It’s always a sardonic pleasure to listen to a (new) album on Lower Silesian Stronghold. With this sixth album by Poland’s Demonic Slaughter it’s no difference. This time in co-operation with French label Hass Weg Productions, Lower Silesian Stronghold prove once more that they are able to find qualitative bands (and releases) that are able to please a selected yet superior audience, and able to irritate the stupid, ignorant masses on our filthy globe. But I need to implement some self-censorship right now… Let’s focus on Dark Paths To Catharsis, okay…
Demonic Slaughter are one of the many outfits of Kamil ‘Xaos Oblivion’, the guy behind projects and bands such as Abusiveness, Xaosis, Regicide Decease, Perdition etc., and of course Xaos Oblivion itself (on June 8th 2015, by the way, we did upload the [excellent, evidently] review for this project’s latest release, Rituals From The Cold Grave). The guy took care of most instruments and vocals, music and lyrics, production, mix and mastering (at his Zen Xaos Studio), and he was assisted by Ghost Of Wrath (guitars and music), Morxakh (keyboards, programming, additional arrangements, music), and session drummer Opium.
Oh yes, the band loves the human kind and the whole left-winged democracy (otherwise they wouldn’t be on Lower Silesian Stronghold, would they; and about the same goes for Hass Weg Productions, as you might know), and tolerance is their conviction. …NOT!

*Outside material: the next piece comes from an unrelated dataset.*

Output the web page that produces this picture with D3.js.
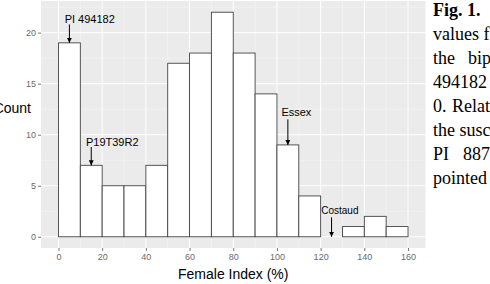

Dark Paths To Catharsis has a total running time of sixty three (!) minutes (ten tracks) and it brings two kinds of aural pleasure: the Classical way, and the Black Metal way. The album opens with the introduction Entering The Valley Of Mists, which is an intriguing opus with quite a sympho-bombastic structure. Several other pieces are within the same vein. The influence of Morxakh is undeniably important right here, and for sure of great importance to define this band. Several tracks are like bombastic and epic pieces of, why not, Wagnerian symphony-alike greatness, though seen from a much darker, denser, grimy point of sound, akin the magnificent current Dark Ambient hype that arouses undersigned and, I’m sure, quite some other obscure-intellectual minds amongst us. It’s not that crazy that a Black metal act makes use of this kind of material, but Demonic Slaughter do not create this kind of fabulous majesty just as if it’s some kind of acceptable addition; on the contrary, here these classical pieces are surely part of the whole concept, and therefor it needs to be praised. But since those compositions are -and I’m not hallucinating right now- truly well-thought, deepened, masterfully professional and so on, I just have to add some smileys: --- (of course I will not, but you will surely get the picture, won’t you…). It’s like a symbiosis of a horror movie soundtrack, some mostly dark-edged classical compositions, and some mixture of Dark Ambient / Sympho / Neo-Classical bombast (without denying a certain ‘Apocalyptic’ attitude, and then I’m rather referring to Martial Folk acts like Arditi or even the likes of Waffenruhe and consorts), you see…
The metalized part is at least as overpowering, yet less peaceful and tolerable. Demonic Slaughter’s Black Metal is of the melodic kind for sure, yet with an atmosphere so dense, oppressive and grim… The material finds its essence within the Nordic-styled trend for sure, when the Pagan approach was still true and honest, and this gets translated by tracks that are both pure and convincing in sound, execution and atmosphere. These three elements, sound, execution and atmosphere, are closely related, and dwell within spheres of grimness, intolerance, tradition and persuasion, trespassing the Scandinavian scene, yet surely implementing the essence of the Swedish and, especially, Norwegian scene from the earlier nineties, as well as the one(s) from Germany and the East of Europe from ‘back then’. Actually, like on the former material this band did create, this recording sort of defines a clear identity that is both based on tradition, and spawn from own ideas. In general, the stuff is fast and energetic, with a raw production, melodious rhythms, and vocals that are not that uncommon in the East of New Arabia, sorry, Europe. Besides the faster, energetic parts, all songs (except for those classic ones) contain some slower excerpts too, which are a grandiose counterbalance to the fierceness of the heavier pieces, yet without lacking power and hatred. But in any case, the victorious, warlike and epic attitude gets maintained, remains, prevails.
No tolerance, no mercy, no regret. Purity, honesty, pride and honour! Hail! Once again Demonic Slaughter convince!